▶ **Task statement**
Extract the lines up to and including the one that contains "import pandas as pd", starting with the first line of the entries below, and omit the pictures.

▶ **Data lines**
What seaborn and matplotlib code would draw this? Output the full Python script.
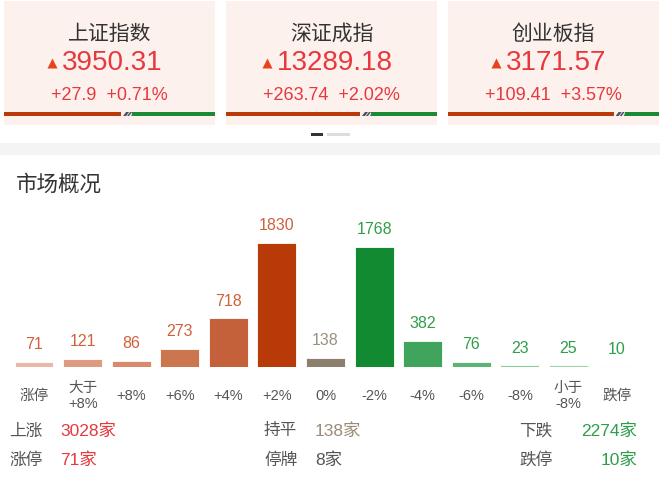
import matplotlib
matplotlib.use("Agg")
import matplotlib.pyplot as plt
from matplotlib.patches import Rectangle, Polygon
import seaborn as sns
import pandas as pd

# --- data ---
index_names = ["上证指数", "深证成指", "创业板指"]
index_values = ["3950.31", "13289.18", "3171.57"]
index_changes = ["+27.9  +0.71%", "+263.74  +2.02%", "+109.41  +3.57%"]
index_up_share = [0.555, 0.635, 0.785]

categories = ["涨停", "大于\n+8%", "+8%", "+6%", "+4%", "+2%", "0%",
              "-2%", "-4%", "-6%", "-8%", "小于\n-8%", "跌停"]
counts = [71, 121, 86, 273, 718, 1830, 138, 1768, 382, 76, 23, 25, 10]
bar_colors = ["#e9b8a6", "#dd9b81", "#d98a6c", "#cc7650", "#c5613a", "#b83a08",
              "#8c806c", "#128a32", "#41a45c", "#5db373", "#8ccc9c", "#9dd4aa", "#c9e9d1"]
label_colors = ["#d0603a"] * 6 + ["#9a917f"] + ["#2e9e4a"] * 6

stats_left = [("上涨", "3028家", "#e8383d"), ("涨停", "71家", "#e8383d")]
stats_mid = [("持平", "138家", "#9a8c78"), ("停牌", "8家", "#555555")]
stats_right = [("下跌", "2274家", "#2e9e4a"), ("跌停", "10家", "#2e9e4a")]

RED = "#e8383d"
DARK = "#333333"
NUM_FONT = ["Liberation Sans", "Noto Sans CJK SC", "DejaVu Sans"]

sns.set_theme(style="white")
plt.rcParams["font.family"] = ["Noto Sans CJK SC", "DejaVu Sans"]

W, H = 660, 495
fig = plt.figure(figsize=(6.6, 4.95), dpi=100)
fig.patch.set_facecolor("white")

# background axes in pixel coordinates
bg = fig.add_axes([0, 0, 1, 1])
bg.set_xlim(0, W)
bg.set_ylim(H, 0)
bg.axis("off")

card_left = [4, 226, 448]
card_w = 211
for i, x0 in enumerate(card_left):
    bg.add_patch(Rectangle((x0, 1), card_w, 124, color="#fdf1ed", lw=0))
    cx = x0 + card_w / 2
    bg.text(cx, 34, index_names[i], ha="center", va="center", fontsize=15, color=DARK)
    t = bg.text(cx + 3, 63, index_values[i], ha="center", va="center", fontsize=20,
                color=RED, family=NUM_FONT)
    bg.text(cx, 95, index_changes[i], ha="center", va="center", fontsize=13,
            color=RED, family=NUM_FONT)
    # up / down strip
    split = x0 + card_w * index_up_share[i]
    bg.add_patch(Rectangle((x0, 112), split - x0, 4, color="#b83a08", lw=0))
    bg.add_patch(Polygon([(split + 2, 116), (split + 5, 112), (split + 8, 112), (split + 5, 116)],
                         color="#4a5066", lw=0))
    bg.add_patch(Polygon([(split + 6, 116), (split + 9, 112), (split + 11, 112), (split + 8, 116)],
                         color="#4a5066", lw=0))
    bg.add_patch(Rectangle((split + 11, 112), x0 + card_w - split - 11, 4, color="#1a8a35", lw=0))
    bg.add_patch(Polygon([(split + 10, 116), (split + 12, 112), (split + 14, 112), (split + 12, 116)],
                         color="#1a8a35", lw=0))
    # triangle left of the number
    fig.canvas.draw()
    bb = t.get_window_extent()
    bg.plot(bb.x0 - 10, 63, marker="^", markersize=6.5, color="#e8431c", mec="none")

# page indicator
bg.add_patch(Rectangle((311, 133), 12, 3, color="#333333", lw=0))
bg.add_patch(Rectangle((327, 133), 23, 3, color="#dddddd", lw=0))

# grey separator
bg.add_patch(Rectangle((0, 143), W, 12, color="#f4f4f4", lw=0))

bg.text(16, 185, "市场概况", ha="left", va="center", fontsize=15.5, color=DARK, fontweight="medium")

# bottom stats
for row, y in enumerate([431, 460]):
    name, val, col = stats_left[row]
    bg.text(9, y, name, ha="left", va="center", fontsize=12, color="#555555")
    bg.text(60, y, val, ha="left", va="center", fontsize=12.5, color=col, family=NUM_FONT)
    name, val, col = stats_mid[row]
    bg.text(264, y, name, ha="left", va="center", fontsize=12, color="#555555")
    bg.text(315, y, val, ha="left", va="center", fontsize=12.5, color=col, family=NUM_FONT)
    name, val, col = stats_right[row]
    bg.text(519, y, name, ha="left", va="center", fontsize=12, color="#555555")
    bg.text(637, y, val, ha="right", va="center", fontsize=12.5, color=col, family=NUM_FONT)

# --- bar chart ---
base_px, top_px = 367, 200
left_px, right_px = 9.7, 641.3
ax = fig.add_axes([left_px / W, (H - base_px) / H, (right_px - left_px) / W, (base_px - top_px) / H])
ax.patch.set_alpha(0)

df = pd.DataFrame({"cat": categories, "count": counts})
sns.barplot(data=df, x="cat", y="count", hue="cat", palette=bar_colors, legend=False,
            width=0.8, ax=ax, saturation=1, edgecolor="white", linewidth=0.6)
ax.set_xlim(-0.5, len(categories) - 0.5)
ax.set_ylim(0, max(counts) * (base_px - top_px) / 124)
for i, v in enumerate(counts):
    ax.annotate(str(v), (i, v), xytext=(0, 7), textcoords="offset points",
                ha="center", va="bottom", fontsize=11.5, color=label_colors[i], family=NUM_FONT)

ax.set_xlabel("")
ax.set_ylabel("")
ax.set_yticks([])
ax.tick_params(axis="x", length=0, pad=21, labelsize=10.5, labelcolor="#555555")
for lab in ax.get_xticklabels():
    lab.set_verticalalignment("center")
    lab.set_multialignment("center")
    lab.set_family(NUM_FONT)
sns.despine(ax=ax, left=True, bottom=True)

fig.savefig("out.png", dpi=100, facecolor="white")
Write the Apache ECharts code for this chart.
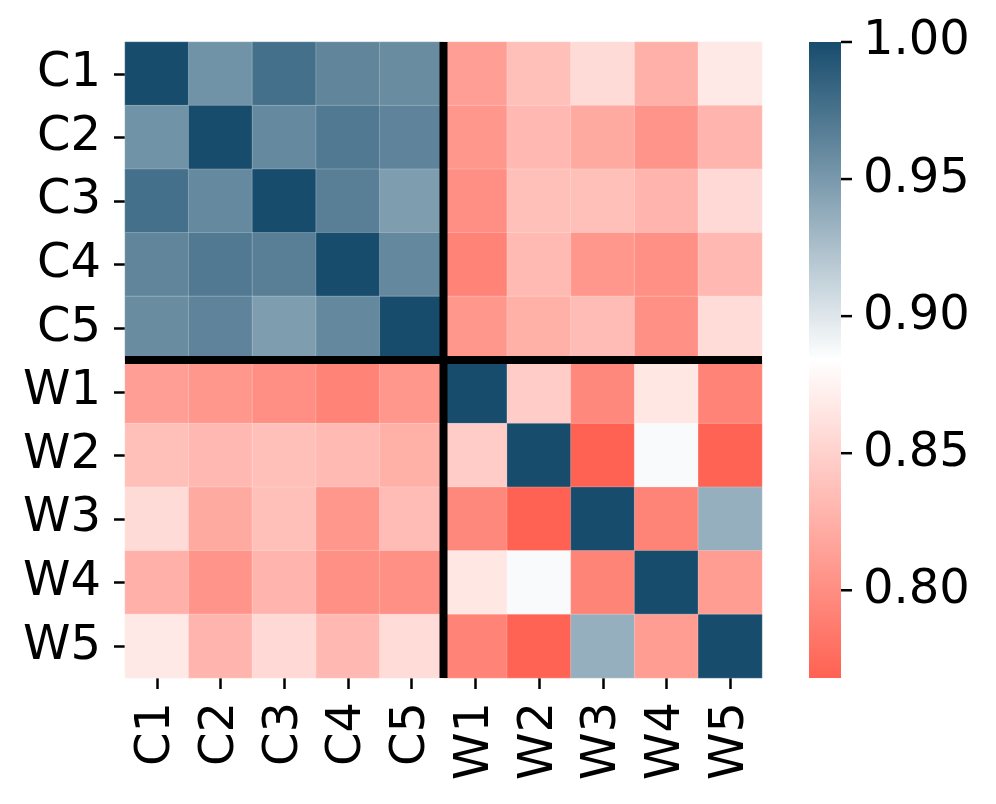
<!DOCTYPE html>
<html>
<head>
<meta charset="utf-8">
<script src="https://cdn.jsdelivr.net/npm/echarts@6/dist/echarts.min.js"></script>
<style>
	html, body { margin: 0; padding: 0; background: #fff; }
	#main { width: 996px; height: 804px; }
</style>
</head>
<body>
<div id="main"></div>
<script>
	var labels = ['C1', 'C2', 'C3', 'C4', 'C5', 'W1', 'W2', 'W3', 'W4', 'W5'];

	// correlation rows, same order as labels
	var rowC1 = [1, 0.954, 0.9765, 0.9625, 0.9585, 0.812, 0.837, 0.857, 0.826, 0.868];
	var rowC2 = [0.954, 1, 0.9605, 0.9705, 0.964, 0.807, 0.832, 0.821, 0.805, 0.829];
	var rowC3 = [0.9765, 0.9605, 1, 0.9665, 0.9475, 0.801, 0.837, 0.837, 0.829, 0.856];
	var rowC4 = [0.9625, 0.9705, 0.9665, 1, 0.961, 0.792, 0.833, 0.807, 0.802, 0.832];
	var rowC5 = [0.9585, 0.964, 0.9475, 0.961, 1, 0.807, 0.825, 0.8345, 0.802, 0.858];
	var rowW1 = [0.812, 0.807, 0.801, 0.792, 0.807, 1, 0.846, 0.796, 0.866, 0.792];
	var rowW2 = [0.837, 0.832, 0.837, 0.833, 0.825, 0.846, 1, 0.768, 0.8875, 0.769];
	var rowW3 = [0.857, 0.821, 0.837, 0.807, 0.8345, 0.796, 0.768, 1, 0.793, 0.9355];
	var rowW4 = [0.826, 0.805, 0.829, 0.802, 0.802, 0.866, 0.8875, 0.793, 1, 0.811];
	var rowW5 = [0.868, 0.829, 0.856, 0.832, 0.858, 0.792, 0.769, 0.9355, 0.811, 1];
	var rows = [rowC1, rowC2, rowC3, rowC4, rowC5, rowW1, rowW2, rowW3, rowW4, rowW5];

	var cbarTicks = [0.80, 0.85, 0.90, 0.95, 1.00];

	// low -> high, evenly spaced over [min, max]
	var palette = ['#ff6252', '#ffb1a9', '#ffffff', '#89a5b6', '#174c6d'];

	var fontFamily = 'DejaVu Sans';
	var fontSize = 48;
	var heatData = [];
	var vMin = 1, vMax = -1;
	for(var i = 0; i < rows.length; i++) {
		for(var j = 0; j < rows[i].length; j++) {
			heatData.push([j, i, rows[i][j]]);
			if(rows[i][j] < vMin) vMin = rows[i][j];
			if(rows[i][j] > vMax) vMax = rows[i][j];
		}
	}

	var chart = echarts.init(document.getElementById('main'), null, {renderer: 'canvas'});

	var option = {
		backgroundColor: '#ffffff',
		animation: false,
		textStyle: {fontFamily: fontFamily},
		grid: [{
			left: 125, top: 42, width: 637, height: 636
		}, {
			left: 809, top: 42, width: 32, height: 636
		}],
		xAxis: [{
			type: 'category',
			gridIndex: 0,
			data: labels,
			position: 'bottom',
			axisLine: {show: false},
			axisTick: {show: true, alignWithLabel: true, length: 11, lineStyle: {color: '#000', width: 2.5}},
			axisLabel: {rotate: 90, fontSize: fontSize, color: '#000', margin: 24, fontFamily: fontFamily},
			splitLine: {show: false}
		}, {
			type: 'value',
			gridIndex: 1,
			show: false,
			min: 0,
			max: 1
		}],
		yAxis: [{
			type: 'category',
			gridIndex: 0,
			data: labels,
			inverse: true,
			axisLine: {show: false},
			axisTick: {show: true, alignWithLabel: true, length: 11, lineStyle: {color: '#000', width: 2.5}},
			axisLabel: {fontSize: fontSize, color: '#000', margin: 24, fontFamily: fontFamily},
			splitLine: {show: false}
		}, {
			type: 'value',
			gridIndex: 1,
			position: 'right',
			min: vMin,
			max: vMax,
			axisLine: {show: false},
			splitLine: {show: false},
			axisTick: {show: false},
			axisLabel: {
				show: true,
				customValues: cbarTicks,
				fontSize: fontSize,
				color: '#000',
				margin: 22,
				fontFamily: fontFamily,
				formatter: function(v) { return v.toFixed(2); }
			}
		}],
		visualMap: {
			type: 'continuous',
			seriesIndex: 0,
			min: vMin,
			max: vMax,
			show: false,
			inRange: {color: palette}
		},
		series: [{
			type: 'heatmap',
			xAxisIndex: 0,
			yAxisIndex: 0,
			data: heatData,
			itemStyle: {borderColor: 'rgba(255,255,255,0.22)', borderWidth: 1},
			emphasis: {disabled: true}
		}, {
			type: 'scatter',
			xAxisIndex: 1,
			yAxisIndex: 1,
			data: [],
			silent: true
		}]
	};
	chart.setOption(option);

	// separators between C and W blocks, colorbar gradient and its ticks
	function addGraphics() {
		var x0 = chart.convertToPixel({xAxisIndex: 0}, labels[0]);
		var x1 = chart.convertToPixel({xAxisIndex: 0}, labels[1]);
		var y0 = chart.convertToPixel({yAxisIndex: 0}, labels[0]);
		var y1 = chart.convertToPixel({yAxisIndex: 0}, labels[1]);
		var sx = x1 - x0, sy = y1 - y0;
		var n = labels.length;
		var left = x0 - sx / 2, right = left + sx * n;
		var top = y0 - sy / 2, bottom = top + sy * n;
		var midX = (chart.convertToPixel({xAxisIndex: 0}, 'C5') + chart.convertToPixel({xAxisIndex: 0}, 'W1')) / 2;
		var midY = (chart.convertToPixel({yAxisIndex: 0}, 'C5') + chart.convertToPixel({yAxisIndex: 0}, 'W1')) / 2;

		var cbL = chart.convertToPixel({xAxisIndex: 1}, 0);
		var cbR = chart.convertToPixel({xAxisIndex: 1}, 1);
		var cbT = chart.convertToPixel({yAxisIndex: 1}, vMax);
		var cbB = chart.convertToPixel({yAxisIndex: 1}, vMin);
		var stops = [];
		for(var k = 0; k < palette.length; k++) {
			stops.push({offset: k / (palette.length - 1), color: palette[palette.length - 1 - k]});
		}

		var elements = [{
			type: 'rect',
			shape: {x: cbL, y: cbT, width: cbR - cbL, height: cbB - cbT},
			style: {fill: new echarts.graphic.LinearGradient(0, 0, 0, 1, stops)},
			z: 1
		}, {
			type: 'line',
			shape: {x1: midX, y1: top, x2: midX, y2: bottom},
			style: {stroke: '#000', lineWidth: 8},
			z: 100
		}, {
			type: 'line',
			shape: {x1: left, y1: midY, x2: right, y2: midY},
			style: {stroke: '#000', lineWidth: 8},
			z: 100
		}];
		for(var t = 0; t < cbarTicks.length; t++) {
			var ty = chart.convertToPixel({yAxisIndex: 1}, cbarTicks[t]);
			elements.push({
				type: 'line',
				shape: {x1: cbR, y1: ty, x2: cbR + 11, y2: ty},
				style: {stroke: '#000', lineWidth: 2.5},
				z: 100
			});
		}
		chart.setOption({graphic: elements});
	}
	addGraphics();
</script>
</body>
</html>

▶ **Answer to the exercise**
What seaborn and matplotlib code would draw this? Output the full Python script.
import matplotlib
matplotlib.use("Agg")
import matplotlib.pyplot as plt
from matplotlib.patches import Rectangle, Polygon
import seaborn as sns
import pandas as pd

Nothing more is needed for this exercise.